EXERCISE INSTRUCTIONS ▸ The material below includes pictures; leave them out and return only the lines between the line containing "Generate a component" and the line containing "import * as echarts from 'echarts';", inclusive, word for word.

PROVIDED DATA ▸
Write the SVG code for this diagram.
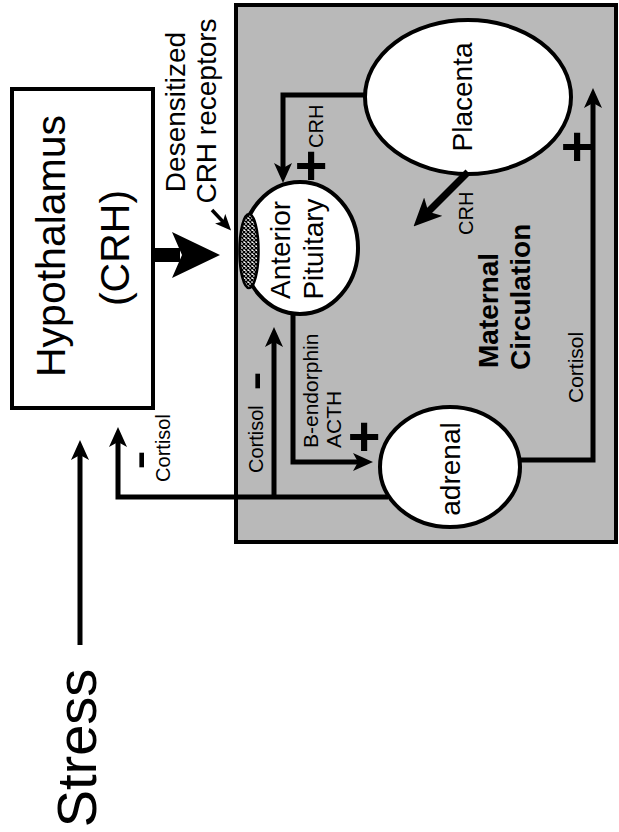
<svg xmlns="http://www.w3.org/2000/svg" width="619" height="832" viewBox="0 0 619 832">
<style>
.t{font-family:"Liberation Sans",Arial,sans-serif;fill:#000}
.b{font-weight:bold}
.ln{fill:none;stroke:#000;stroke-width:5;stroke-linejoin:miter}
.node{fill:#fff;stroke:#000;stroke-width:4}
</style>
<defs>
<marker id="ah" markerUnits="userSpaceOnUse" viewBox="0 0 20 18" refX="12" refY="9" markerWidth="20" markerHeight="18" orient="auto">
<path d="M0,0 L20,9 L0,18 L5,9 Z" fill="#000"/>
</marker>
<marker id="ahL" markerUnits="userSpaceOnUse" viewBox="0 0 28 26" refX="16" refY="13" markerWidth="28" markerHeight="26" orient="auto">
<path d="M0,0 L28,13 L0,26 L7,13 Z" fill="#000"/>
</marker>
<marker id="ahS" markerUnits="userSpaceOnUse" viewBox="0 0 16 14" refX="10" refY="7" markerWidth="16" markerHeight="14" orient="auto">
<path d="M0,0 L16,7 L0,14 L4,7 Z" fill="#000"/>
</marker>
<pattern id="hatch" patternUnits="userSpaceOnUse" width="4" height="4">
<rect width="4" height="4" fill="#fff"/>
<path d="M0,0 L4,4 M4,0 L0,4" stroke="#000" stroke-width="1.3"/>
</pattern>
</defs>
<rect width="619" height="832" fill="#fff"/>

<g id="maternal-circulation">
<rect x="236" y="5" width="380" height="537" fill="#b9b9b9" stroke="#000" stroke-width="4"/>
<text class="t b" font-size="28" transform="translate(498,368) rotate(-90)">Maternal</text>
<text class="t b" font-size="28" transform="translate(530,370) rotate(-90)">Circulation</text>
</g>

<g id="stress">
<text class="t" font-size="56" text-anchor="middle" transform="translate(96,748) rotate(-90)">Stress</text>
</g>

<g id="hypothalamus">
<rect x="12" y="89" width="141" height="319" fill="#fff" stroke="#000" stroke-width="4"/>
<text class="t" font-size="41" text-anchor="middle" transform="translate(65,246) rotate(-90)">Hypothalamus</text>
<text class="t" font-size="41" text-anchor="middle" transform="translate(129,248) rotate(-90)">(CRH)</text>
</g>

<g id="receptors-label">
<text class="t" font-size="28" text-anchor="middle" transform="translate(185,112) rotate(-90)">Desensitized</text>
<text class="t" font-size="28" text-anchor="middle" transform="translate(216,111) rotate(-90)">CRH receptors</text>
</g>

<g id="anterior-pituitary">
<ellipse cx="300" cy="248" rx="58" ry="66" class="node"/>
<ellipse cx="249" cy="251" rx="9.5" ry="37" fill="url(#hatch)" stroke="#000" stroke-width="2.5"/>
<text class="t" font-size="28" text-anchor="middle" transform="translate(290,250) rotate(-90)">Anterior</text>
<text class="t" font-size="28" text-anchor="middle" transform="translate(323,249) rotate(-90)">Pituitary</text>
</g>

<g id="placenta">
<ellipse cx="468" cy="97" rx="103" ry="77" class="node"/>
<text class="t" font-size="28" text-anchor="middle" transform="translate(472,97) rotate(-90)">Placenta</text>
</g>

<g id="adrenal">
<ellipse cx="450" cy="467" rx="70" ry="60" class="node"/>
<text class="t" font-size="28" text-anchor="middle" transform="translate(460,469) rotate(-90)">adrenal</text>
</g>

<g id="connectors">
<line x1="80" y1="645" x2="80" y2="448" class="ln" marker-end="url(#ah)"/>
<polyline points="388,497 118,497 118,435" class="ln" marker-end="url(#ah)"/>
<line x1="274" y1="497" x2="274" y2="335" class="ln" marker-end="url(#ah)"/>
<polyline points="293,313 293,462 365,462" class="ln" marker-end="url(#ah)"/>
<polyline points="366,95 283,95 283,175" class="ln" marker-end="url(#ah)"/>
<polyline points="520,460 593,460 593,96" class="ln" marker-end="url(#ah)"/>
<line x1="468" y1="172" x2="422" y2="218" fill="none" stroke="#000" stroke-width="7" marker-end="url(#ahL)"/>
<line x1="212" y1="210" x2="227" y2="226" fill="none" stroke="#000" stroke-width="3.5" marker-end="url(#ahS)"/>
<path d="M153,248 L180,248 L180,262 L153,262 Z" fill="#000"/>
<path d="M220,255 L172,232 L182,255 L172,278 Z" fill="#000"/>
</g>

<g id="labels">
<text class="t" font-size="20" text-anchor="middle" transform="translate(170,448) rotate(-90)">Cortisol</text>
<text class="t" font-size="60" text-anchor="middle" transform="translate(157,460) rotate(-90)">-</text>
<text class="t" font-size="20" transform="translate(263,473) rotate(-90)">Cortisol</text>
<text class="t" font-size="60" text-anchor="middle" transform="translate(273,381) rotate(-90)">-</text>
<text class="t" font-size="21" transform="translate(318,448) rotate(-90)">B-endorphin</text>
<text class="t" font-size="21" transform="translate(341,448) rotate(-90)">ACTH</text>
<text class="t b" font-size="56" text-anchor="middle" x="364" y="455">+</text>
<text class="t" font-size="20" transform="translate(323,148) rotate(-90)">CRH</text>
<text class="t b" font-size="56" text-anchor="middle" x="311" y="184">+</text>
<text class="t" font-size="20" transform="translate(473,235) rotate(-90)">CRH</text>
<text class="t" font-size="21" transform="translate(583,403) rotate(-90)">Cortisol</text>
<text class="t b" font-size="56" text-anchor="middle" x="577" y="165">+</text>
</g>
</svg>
--
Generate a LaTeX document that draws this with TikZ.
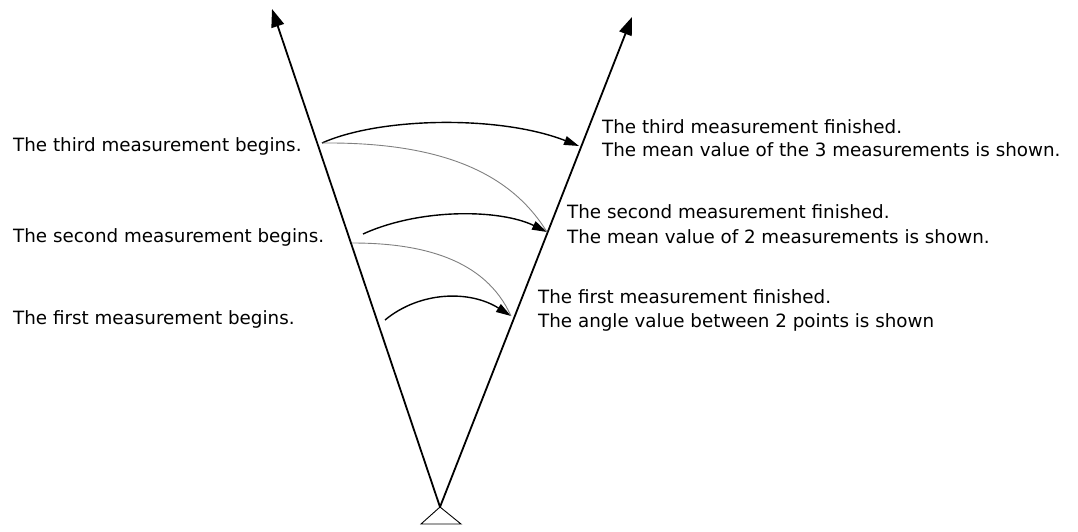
--
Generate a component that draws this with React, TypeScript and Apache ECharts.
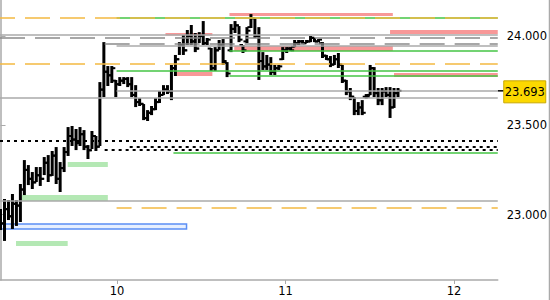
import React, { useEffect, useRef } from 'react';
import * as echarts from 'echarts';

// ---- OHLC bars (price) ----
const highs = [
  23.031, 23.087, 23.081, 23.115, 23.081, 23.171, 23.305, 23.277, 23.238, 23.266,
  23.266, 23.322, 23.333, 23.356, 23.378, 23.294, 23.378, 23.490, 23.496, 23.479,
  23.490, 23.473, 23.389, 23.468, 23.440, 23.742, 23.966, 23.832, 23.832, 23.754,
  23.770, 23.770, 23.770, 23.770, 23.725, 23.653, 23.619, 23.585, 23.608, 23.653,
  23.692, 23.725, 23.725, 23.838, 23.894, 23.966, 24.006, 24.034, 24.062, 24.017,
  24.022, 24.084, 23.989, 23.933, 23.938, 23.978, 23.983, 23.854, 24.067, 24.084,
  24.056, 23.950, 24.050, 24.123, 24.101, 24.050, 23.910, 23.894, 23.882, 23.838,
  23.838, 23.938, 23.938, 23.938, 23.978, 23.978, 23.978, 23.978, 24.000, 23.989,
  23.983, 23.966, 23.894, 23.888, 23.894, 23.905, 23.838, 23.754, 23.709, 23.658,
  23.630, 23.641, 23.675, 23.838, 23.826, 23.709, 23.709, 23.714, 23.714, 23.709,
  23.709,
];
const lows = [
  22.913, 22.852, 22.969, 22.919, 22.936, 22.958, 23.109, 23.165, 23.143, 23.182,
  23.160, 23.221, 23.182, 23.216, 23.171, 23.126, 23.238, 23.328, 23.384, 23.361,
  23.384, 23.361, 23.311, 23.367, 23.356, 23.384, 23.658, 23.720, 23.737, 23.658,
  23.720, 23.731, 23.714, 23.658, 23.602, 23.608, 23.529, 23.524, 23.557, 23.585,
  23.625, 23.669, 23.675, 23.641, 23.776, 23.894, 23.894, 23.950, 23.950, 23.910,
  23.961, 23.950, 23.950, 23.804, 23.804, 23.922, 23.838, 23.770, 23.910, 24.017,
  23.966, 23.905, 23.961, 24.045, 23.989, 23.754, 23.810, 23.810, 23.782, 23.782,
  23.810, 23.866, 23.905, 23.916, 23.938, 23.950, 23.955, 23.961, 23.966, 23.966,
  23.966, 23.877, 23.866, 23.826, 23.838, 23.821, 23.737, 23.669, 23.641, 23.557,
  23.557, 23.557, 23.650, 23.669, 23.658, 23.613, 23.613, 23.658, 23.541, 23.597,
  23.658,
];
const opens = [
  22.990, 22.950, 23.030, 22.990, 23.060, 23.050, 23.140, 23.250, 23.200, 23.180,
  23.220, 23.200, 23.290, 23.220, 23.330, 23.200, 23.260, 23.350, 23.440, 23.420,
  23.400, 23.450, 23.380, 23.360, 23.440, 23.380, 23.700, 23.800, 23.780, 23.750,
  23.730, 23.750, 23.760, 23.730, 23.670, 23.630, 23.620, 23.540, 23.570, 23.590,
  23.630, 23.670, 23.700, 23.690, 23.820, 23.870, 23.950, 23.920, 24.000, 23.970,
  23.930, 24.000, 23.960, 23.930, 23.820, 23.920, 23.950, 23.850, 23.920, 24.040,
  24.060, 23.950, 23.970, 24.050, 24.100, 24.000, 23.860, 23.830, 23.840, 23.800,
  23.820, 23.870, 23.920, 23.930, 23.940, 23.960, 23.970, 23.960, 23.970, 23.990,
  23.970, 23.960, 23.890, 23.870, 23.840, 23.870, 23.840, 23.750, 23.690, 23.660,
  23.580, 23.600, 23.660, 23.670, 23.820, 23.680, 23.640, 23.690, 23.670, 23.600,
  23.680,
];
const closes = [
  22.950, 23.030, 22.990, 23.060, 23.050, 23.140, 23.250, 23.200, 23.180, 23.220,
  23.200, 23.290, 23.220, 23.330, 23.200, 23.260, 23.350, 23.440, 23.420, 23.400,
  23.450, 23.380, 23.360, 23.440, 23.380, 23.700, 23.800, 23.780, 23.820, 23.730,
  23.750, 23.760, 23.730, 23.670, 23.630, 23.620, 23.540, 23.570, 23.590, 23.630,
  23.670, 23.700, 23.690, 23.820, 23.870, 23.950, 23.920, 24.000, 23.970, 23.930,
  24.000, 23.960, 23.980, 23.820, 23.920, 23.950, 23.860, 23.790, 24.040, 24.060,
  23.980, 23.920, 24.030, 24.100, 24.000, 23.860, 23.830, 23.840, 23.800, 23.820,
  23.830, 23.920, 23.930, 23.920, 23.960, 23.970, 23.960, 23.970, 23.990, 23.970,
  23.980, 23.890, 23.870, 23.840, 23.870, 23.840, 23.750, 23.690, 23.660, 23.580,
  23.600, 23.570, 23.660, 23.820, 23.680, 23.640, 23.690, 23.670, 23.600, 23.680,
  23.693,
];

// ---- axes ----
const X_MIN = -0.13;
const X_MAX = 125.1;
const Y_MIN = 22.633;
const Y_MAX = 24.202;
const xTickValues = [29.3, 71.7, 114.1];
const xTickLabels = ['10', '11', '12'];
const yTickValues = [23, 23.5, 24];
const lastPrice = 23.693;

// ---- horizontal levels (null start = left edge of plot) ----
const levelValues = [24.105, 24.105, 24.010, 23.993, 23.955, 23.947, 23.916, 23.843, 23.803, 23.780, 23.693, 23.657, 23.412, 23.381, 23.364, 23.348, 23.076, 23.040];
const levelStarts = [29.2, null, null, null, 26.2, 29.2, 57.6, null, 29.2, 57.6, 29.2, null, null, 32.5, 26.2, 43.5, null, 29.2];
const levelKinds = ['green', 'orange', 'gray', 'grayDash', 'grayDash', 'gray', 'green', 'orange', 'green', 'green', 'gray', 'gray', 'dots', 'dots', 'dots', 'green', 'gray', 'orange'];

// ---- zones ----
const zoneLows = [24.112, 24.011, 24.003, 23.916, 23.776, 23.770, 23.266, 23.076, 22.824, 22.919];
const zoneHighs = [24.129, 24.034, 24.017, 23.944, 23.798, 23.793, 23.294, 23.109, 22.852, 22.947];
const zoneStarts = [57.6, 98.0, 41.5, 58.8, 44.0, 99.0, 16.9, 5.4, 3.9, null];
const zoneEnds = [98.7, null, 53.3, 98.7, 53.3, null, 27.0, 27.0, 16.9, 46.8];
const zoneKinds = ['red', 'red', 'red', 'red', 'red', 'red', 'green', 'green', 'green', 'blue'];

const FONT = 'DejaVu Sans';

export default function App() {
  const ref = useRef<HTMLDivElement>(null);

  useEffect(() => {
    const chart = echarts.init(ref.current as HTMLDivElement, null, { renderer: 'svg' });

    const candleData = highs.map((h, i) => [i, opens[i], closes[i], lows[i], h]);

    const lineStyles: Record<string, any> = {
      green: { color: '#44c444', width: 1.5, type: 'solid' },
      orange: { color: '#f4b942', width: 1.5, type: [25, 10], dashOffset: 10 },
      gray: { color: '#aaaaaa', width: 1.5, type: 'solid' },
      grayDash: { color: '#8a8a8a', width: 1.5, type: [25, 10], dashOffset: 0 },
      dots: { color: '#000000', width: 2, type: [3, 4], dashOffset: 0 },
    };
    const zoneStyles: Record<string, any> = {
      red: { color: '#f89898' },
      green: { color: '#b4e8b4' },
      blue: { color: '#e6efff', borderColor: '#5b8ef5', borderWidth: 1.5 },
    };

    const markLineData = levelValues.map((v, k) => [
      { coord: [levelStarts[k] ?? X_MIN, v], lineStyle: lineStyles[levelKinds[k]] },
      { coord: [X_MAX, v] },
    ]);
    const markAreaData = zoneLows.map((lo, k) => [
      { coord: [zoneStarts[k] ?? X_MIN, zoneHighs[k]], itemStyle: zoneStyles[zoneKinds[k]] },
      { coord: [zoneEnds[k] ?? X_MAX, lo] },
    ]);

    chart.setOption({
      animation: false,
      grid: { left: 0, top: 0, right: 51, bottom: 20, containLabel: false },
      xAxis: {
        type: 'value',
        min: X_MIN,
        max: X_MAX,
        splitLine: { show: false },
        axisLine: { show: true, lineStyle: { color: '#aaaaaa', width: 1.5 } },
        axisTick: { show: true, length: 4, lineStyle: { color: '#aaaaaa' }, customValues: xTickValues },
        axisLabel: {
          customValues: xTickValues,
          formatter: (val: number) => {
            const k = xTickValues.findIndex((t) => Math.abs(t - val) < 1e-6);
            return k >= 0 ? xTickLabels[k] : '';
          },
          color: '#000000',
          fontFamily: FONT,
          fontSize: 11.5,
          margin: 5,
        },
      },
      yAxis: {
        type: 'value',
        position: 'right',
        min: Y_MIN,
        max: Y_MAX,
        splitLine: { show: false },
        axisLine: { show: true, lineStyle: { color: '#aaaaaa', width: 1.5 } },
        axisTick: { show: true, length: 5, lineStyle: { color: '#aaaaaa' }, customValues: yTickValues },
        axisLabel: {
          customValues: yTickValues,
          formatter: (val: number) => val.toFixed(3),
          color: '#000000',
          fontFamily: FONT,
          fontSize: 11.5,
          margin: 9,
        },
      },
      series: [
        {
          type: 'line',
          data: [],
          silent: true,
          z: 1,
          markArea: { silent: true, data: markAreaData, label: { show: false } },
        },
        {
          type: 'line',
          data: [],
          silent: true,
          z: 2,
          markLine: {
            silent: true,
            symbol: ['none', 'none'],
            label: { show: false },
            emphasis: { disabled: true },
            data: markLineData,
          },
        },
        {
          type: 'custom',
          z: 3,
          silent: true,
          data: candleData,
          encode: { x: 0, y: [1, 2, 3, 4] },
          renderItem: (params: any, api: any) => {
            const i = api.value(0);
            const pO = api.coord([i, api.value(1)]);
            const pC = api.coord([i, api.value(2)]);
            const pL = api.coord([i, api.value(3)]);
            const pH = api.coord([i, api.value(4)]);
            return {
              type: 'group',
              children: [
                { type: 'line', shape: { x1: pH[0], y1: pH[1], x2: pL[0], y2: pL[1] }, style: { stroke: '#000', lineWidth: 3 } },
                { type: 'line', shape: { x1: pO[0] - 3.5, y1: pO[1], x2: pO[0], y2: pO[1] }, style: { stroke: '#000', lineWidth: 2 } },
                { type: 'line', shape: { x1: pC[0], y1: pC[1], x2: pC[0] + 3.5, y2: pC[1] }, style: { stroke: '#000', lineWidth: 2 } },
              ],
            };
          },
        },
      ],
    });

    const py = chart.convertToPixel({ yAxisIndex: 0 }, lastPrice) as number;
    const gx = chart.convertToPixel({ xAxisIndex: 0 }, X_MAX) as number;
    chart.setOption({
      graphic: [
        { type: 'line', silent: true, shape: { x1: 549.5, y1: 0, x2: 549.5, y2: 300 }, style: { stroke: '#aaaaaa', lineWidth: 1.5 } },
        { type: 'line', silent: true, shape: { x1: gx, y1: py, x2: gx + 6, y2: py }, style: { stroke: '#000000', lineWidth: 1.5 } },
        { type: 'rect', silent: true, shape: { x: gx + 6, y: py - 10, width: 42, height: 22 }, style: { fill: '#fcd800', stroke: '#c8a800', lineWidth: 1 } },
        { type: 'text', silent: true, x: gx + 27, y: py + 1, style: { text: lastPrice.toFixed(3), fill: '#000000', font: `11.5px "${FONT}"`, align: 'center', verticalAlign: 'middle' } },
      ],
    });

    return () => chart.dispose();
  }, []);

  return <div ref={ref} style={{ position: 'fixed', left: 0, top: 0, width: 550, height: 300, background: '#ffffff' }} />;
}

ANSWER TO THE EXERCISE ▸
Generate a component that draws this with React, TypeScript and Apache ECharts.
import React, { useEffect, useRef } from 'react';
import * as echarts from 'echarts';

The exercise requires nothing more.